Problem requirements » Print the listing from its top line through the line containing "import * as", nothing more, and leave out the pictures.

Dataset content »

↓↓↓

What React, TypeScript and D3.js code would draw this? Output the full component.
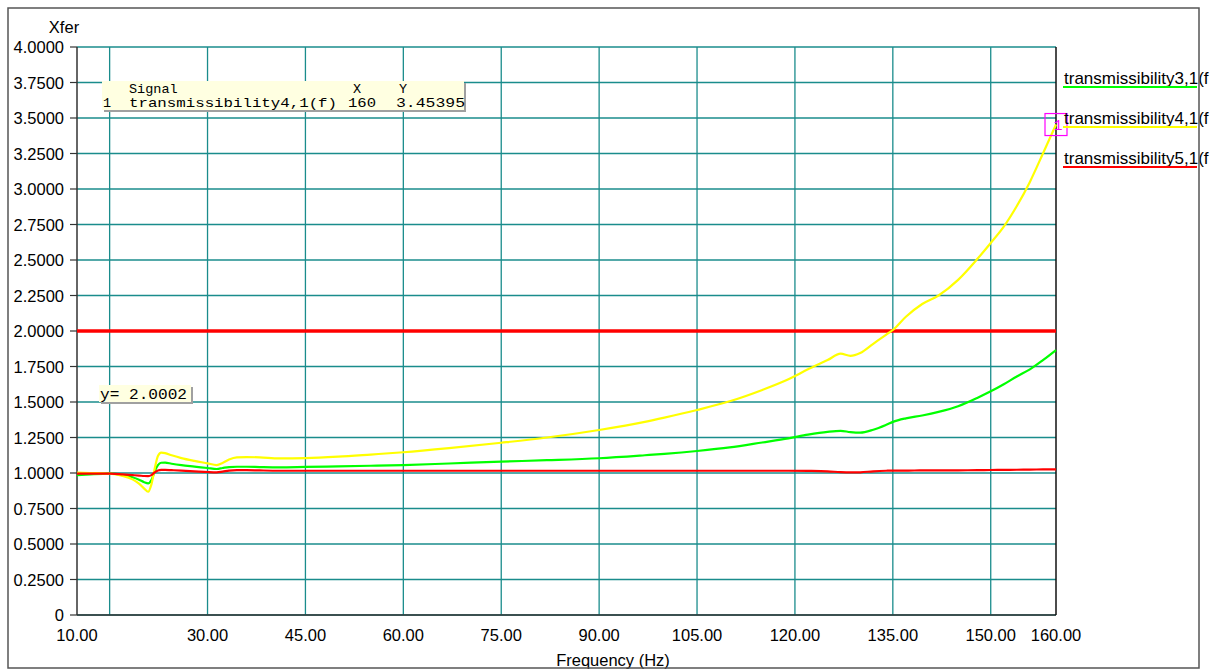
import React from "react";
import * as d3 from "d3";

const freqs = [10, 12, 15, 17, 18.5, 19.5, 20.3, 20.9, 21.4, 21.9, 22.4, 22.9, 23.5, 24.5, 26, 28, 30, 31.4, 32.3, 33.3, 34.5, 36, 38, 41, 45, 50, 55, 60, 67, 75, 82, 90, 97, 100, 105, 110, 115, 119, 122, 125, 127, 128.5, 130, 132, 134, 135, 137, 139.5, 142, 145, 148, 150, 152, 154, 156, 158, 160];

const trans3 = [0.985, 0.99, 0.995, 0.985, 0.97, 0.953, 0.935, 0.927, 0.95, 1.01, 1.055, 1.072, 1.073, 1.065, 1.055, 1.045, 1.035, 1.028, 1.035, 1.042, 1.044, 1.044, 1.042, 1.04, 1.043, 1.047, 1.051, 1.056, 1.067, 1.08, 1.09, 1.104, 1.125, 1.135, 1.155, 1.18, 1.215, 1.244, 1.27, 1.29, 1.297, 1.288, 1.284, 1.305, 1.34, 1.36, 1.385, 1.405, 1.43, 1.47, 1.53, 1.575, 1.625, 1.68, 1.73, 1.795, 1.866];

const trans4 = [1.003, 1.0, 0.995, 0.98, 0.955, 0.925, 0.89, 0.868, 0.92, 1.03, 1.12, 1.143, 1.14, 1.125, 1.105, 1.085, 1.068, 1.056, 1.07, 1.095, 1.11, 1.112, 1.11, 1.103, 1.105, 1.115, 1.13, 1.146, 1.175, 1.213, 1.25, 1.303, 1.36, 1.39, 1.444, 1.505, 1.585, 1.66, 1.73, 1.795, 1.84, 1.825, 1.845, 1.91, 1.975, 2.007, 2.1, 2.19, 2.25, 2.36, 2.51, 2.62, 2.735, 2.88, 3.05, 3.25, 3.454];

const trans5 = [0.995, 0.995, 0.995, 0.99, 0.985, 0.982, 0.979, 0.978, 0.985, 1.005, 1.018, 1.022, 1.022, 1.02, 1.017, 1.012, 1.007, 1.005, 1.01, 1.017, 1.02, 1.02, 1.018, 1.016, 1.016, 1.016, 1.016, 1.016, 1.016, 1.016, 1.016, 1.016, 1.016, 1.016, 1.016, 1.016, 1.016, 1.016, 1.015, 1.012, 1.006, 1.004, 1.005, 1.012, 1.016, 1.017, 1.017, 1.018, 1.018, 1.019, 1.02, 1.021, 1.022, 1.023, 1.024, 1.025, 1.026];

const seriesNames = ["transmissibility3,1(f", "transmissibility4,1(f", "transmissibility5,1(f"];
const seriesColors = ["#00ff00", "#ffff00", "#ff0000"];

const xTickValues = [10, 30, 45, 60, 75, 90, 105, 120, 135, 150, 160];
const xGridValues = [15, 30, 45, 60, 75, 90, 105, 120, 135, 150];
const yTickValues = [0, 0.25, 0.5, 0.75, 1, 1.25, 1.5, 1.75, 2, 2.25, 2.5, 2.75, 3, 3.25, 3.5, 3.75, 4];

const thresholdY = 2.0002;
const cursorX = 160;
const cursorY = 3.45395;

export default function App() {
  const left = 77, right = 1056, top = 47, bottom = 615;
  const x = d3.scaleLinear().domain([10, 160]).range([left, right]);
  const y = d3.scaleLinear().domain([0, 4]).range([bottom, top]);
  const line = d3
    .line<number>()
    .x((_, i) => x(freqs[i]))
    .y((d) => y(d))
    .curve(d3.curveMonotoneX);
  const series = [trans3, trans4, trans5];
  const sans = "'Liberation Sans', Arial, sans-serif";
  const mono = "'Liberation Mono', 'DejaVu Sans Mono', monospace";
  const grid = "#1a8c8c";
  const cx = x(cursorX), cy = y(cursorY);

  return (
    <svg width={1220} height={671} style={{ position: "absolute", left: 0, top: 0 }}>
      <rect x={0} y={0} width={1220} height={671} fill="#ffffff" />
      {yTickValues.map((v) => (
        <line key={"gy" + v} x1={left} x2={right} y1={y(v)} y2={y(v)} stroke={grid} strokeWidth={1.4} />
      ))}
      {xGridValues.map((v) => (
        <line key={"gx" + v} x1={x(v)} x2={x(v)} y1={top} y2={bottom} stroke={grid} strokeWidth={1.3} />
      ))}
      <line x1={left} x2={left} y1={top} y2={bottom} stroke="#333" strokeWidth={1.5} />
      <line x1={left} x2={right} y1={bottom} y2={bottom} stroke="#333" strokeWidth={1.5} />
      <line x1={right} x2={right} y1={top} y2={bottom} stroke="#111" strokeWidth={1.5} />
      {yTickValues.map((v) => (
        <g key={"ty" + v}>
          <line x1={left - 7} x2={left} y1={y(v)} y2={y(v)} stroke="#333" strokeWidth={1.2} />
          <text x={64} y={y(v) + 6} textAnchor="end" fontFamily={sans} fontSize={16.5} fill="#000">
            {v === 0 ? "0" : d3.format(".4f")(v)}
          </text>
        </g>
      ))}
      {xTickValues.map((v) => (
        <text key={"tx" + v} x={x(v)} y={641} textAnchor="middle" fontFamily={sans} fontSize={16.5} fill="#000">
          {d3.format(".2f")(v)}
        </text>
      ))}
      <text x={64} y={33} textAnchor="middle" fontFamily={sans} fontSize={16.5} fill="#000">Xfer</text>
      <text x={613} y={666} textAnchor="middle" fontFamily={sans} fontSize={16.5} fill="#000">Frequency (Hz)</text>
      <line x1={left} x2={right} y1={y(thresholdY)} y2={y(thresholdY)} stroke="#ff0000" strokeWidth={3.5} />
      {series.map((s, i) => (
        <path key={"s" + i} d={line(s) || ""} fill="none" stroke={seriesColors[i]} strokeWidth={2.2} />
      ))}
      <rect x={cx - 11} y={cy - 11} width={22} height={22} fill="none" stroke="#ff00ff" strokeWidth={1.2} />
      <text x={cx + 2} y={cy + 5} textAnchor="middle" fontFamily={mono} fontSize={15} fill="#ff00ff">1</text>
      {seriesNames.map((n, i) => (
        <g key={"lg" + i}>
          <text x={1064} y={84 + i * 40} fontFamily={sans} fontSize={17} fill="#000">{n}</text>
          <line x1={1063} x2={1197} y1={87 + i * 40} y2={87 + i * 40} stroke={seriesColors[i]} strokeWidth={2} />
        </g>
      ))}
      <rect x={104} y={83} width={362} height={29} fill="#a0a0a0" />
      <rect x={102} y={81} width={362} height={29} fill="#ffffe1" />
      <g fontFamily={mono} fontSize={13.5} fill="#000">
        <text x={129} y={93}>Signal</text>
        <text x={353} y={93}>X</text>
        <text x={399} y={93}>Y</text>
        <text x={103} y={107}>1</text>
        <text x={129} y={107} textLength={208} lengthAdjust="spacingAndGlyphs">{seriesNames[1] + ")"}</text>
        <text x={348} y={107} textLength={28} lengthAdjust="spacingAndGlyphs">{String(cursorX)}</text>
        <text x={396} y={107} textLength={69} lengthAdjust="spacingAndGlyphs">{String(cursorY)}</text>
      </g>
      <rect x={101} y={387} width={92} height={17} fill="#a0a0a0" />
      <rect x={99} y={385} width={92} height={17} fill="#ffffe1" />
      <text x={100} y={399} fontFamily={mono} fontSize={14} fill="#000" textLength={87} lengthAdjust="spacingAndGlyphs">{"y=  " + thresholdY.toFixed(4)}</text>
      <rect x={8} y={8} width={1191} height={660} fill="none" stroke="#555" strokeWidth={1.5} />
    </svg>
  );
}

↑↑↑

Exercise solution »
What React, TypeScript and D3.js code would draw this? Output the full component.
import React from "react";
import * as d3 from "d3";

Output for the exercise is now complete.